Hannes fasst zusammen und taktet auf der Tastatur: „Wir sind in einem schwierigen Markt. Trotz allem haben wir es zum Marktführer gebracht. Denn wir sind klar und unangefochten die Nummer 1 am Markt für Werkzeughersteller für die Montage von Löffel-Einwurf-Motoren in öffentlichen Kaffeeautomaten, die es bereits mehr als fünf Jahre gibt und dabei höchstens vier Mal den Chef ausgewechselt, Lagerhaltungen in zwei Ländern sowie Charakter-Typen von Mitarbeitern nach dem DISG-Profil analysiert haben, die allesamt alle die eigene Kaffeetasse am Arbeitsplatz besitzen.“

Wow! Hannes ist stolz und erleichtert. Zur Not, wenn es noch einen zweiten solchen Anbieter gäbe, würde er noch kurzerhand sich zum Linkshänder erklären. Denn der andere hat sicherlich keinen Produktionschef, der Pressemitteilungen mit links schreibt…

Zugegeben: Nichts gegen Zahlen. Sie machen Gewinnwarnungen und Verlustwarnungen erst möglich. Sie sind die Grundlage jeder einleuchtenden Marktführerschaft. Zählen und Messen ist hilfreich. Das darf aber nicht als Versteck gelten, begründbare Interpretationen zu kommunizieren. Wahrheit ist und bleibt Wahrnehmung. Gerade Führungskräfte sollten dazu stehen, die eigene Wahrnehmung nicht als Wahrheit anzusehen, sie aber als Teil ihrer Erwartung zu formulieren.

Hier beginnt „Führung“ mit der Kommunikation. Ein Gespräch mit wichtigen Kunden über seine Erlebnisse lässt einen bedeutend mehr erfahren, wie er den Kundenkontakt erlebt hat, als eine Studie mit Teilnahme von 100 repräsentativen Kunden, deren Antworten auf Zahlendiagrammen als Zufriedenheit dargestellt werden. Ein Prozent mehr bedeutet mehr Zufriedenheit – aber warum?

Da Zahlen immer retrospektiv und nur in der Lage sind, die Vergangenheit abzubilden, bietet sich auch hier ein echter Dialog an. Wie will ich erfahren, warum ich nicht mehr Kunden habe? Indem ich meine aktuellen Kunden nach Ihrer Zufriedenheit frage? Oder in dem ich mit Kunden, die es noch gar nicht sind, versuche ins Gespräch zu kommen?
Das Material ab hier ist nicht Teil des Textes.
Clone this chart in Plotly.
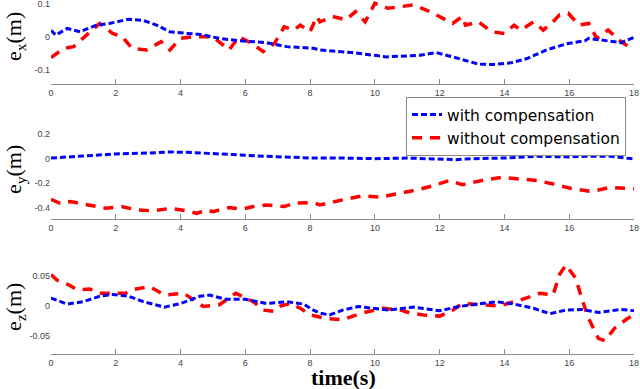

Wie kann ich meinem Mitarbeiter helfen, seine Leistung entfalten, wenn er nur nach seinem Output gemessen wird. „Zahl zu tief – Frage: was tust du, um mehr zu erreichen – am Schluss wird wieder gemessen.“ Vielleicht liegt es viel tiefer, was Ursache ist, was meine Erwartungen sind, was seine Erwartungen sind. Vielleicht haben wir auch einfach eine unterschiedliche Betrachtung von „Leistung“ auch darüber kann oder besser gesagt, muss man reden. Dialog und Replik, Argumentation und Nachdenken – ja, messen wäre einfacher, aber echte Auseinandersetzung mit der jeweiligen Subjektivität bringt wohl alle Beteiligten weiter.